Ich hatte mehrfach das Bedürfnis den Fernseher auszuschalten, da ich nicht das Gefühl hatte, dass die Story wirklich voranschreitet. Irgendwie kommt Robert the Bruce nicht so recht zu Potte und wirkt auch nicht allzu motiviert. Ich meine, hallo? Es geht hier um die Unabhängigkeit seiner Heimat. Zum Vergleich: "Braveheart" geht knapp drei Stunden und ist alles andere als langwierig und zäh erzählt.
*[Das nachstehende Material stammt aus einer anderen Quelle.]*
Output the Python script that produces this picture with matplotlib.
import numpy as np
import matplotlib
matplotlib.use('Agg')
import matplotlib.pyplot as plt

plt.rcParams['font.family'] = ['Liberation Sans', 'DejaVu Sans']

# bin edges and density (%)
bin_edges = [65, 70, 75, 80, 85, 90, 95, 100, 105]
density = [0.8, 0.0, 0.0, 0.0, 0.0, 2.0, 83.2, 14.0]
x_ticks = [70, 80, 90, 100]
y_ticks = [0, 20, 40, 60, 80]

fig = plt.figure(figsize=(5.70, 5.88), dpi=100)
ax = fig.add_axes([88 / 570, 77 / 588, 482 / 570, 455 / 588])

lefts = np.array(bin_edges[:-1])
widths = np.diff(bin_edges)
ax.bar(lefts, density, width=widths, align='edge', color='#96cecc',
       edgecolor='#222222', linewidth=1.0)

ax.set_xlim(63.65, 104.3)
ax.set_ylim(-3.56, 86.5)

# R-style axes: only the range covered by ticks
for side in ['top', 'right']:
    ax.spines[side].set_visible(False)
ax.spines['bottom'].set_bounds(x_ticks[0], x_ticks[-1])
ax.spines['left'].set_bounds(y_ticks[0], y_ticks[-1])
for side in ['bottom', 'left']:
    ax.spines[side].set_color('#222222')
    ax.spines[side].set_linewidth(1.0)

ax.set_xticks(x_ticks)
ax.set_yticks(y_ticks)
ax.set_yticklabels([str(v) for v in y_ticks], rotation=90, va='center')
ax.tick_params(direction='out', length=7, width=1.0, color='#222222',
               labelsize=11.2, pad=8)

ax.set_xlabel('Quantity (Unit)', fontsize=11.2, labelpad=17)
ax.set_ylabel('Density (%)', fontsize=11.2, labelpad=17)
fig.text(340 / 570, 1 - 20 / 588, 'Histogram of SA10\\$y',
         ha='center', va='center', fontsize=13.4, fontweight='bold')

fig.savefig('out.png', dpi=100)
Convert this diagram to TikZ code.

Was nach "Outlaw King" bleibt ...

Ja, vielleicht ist es zu viel verlangt, "Outlaw King" mit "Braveheart" zu vergleichen, der immerhin fünf Oscars gewonnen hat. Doch allein die Thematik legt es nun einmal nahe. Robert the Bruce ist schließlich in gewisser Weise ein direkter Nachfolger von William Wallace, doch was bei "Braveheart" noch spannend inszeniert wurde, plätschert in "Outlaw King" irgendwie nur vor sich hin. Personen und Auseinandersetzungen sind nichts weiter als Schall und Rauch und die Schlachten hinterlassen – trotz aufwendiger Produktion – keinen bleibenden Eindruck.
Das Einzige, was nach "Outlaw King" bleibt, ist der Wunsch, nach Schottland zu reisen und sich selbst einen Eindruck von der beeindruckenden Landschaft zu machen. Oder alternativ noch mal "Braveheart" anzuschmeißen.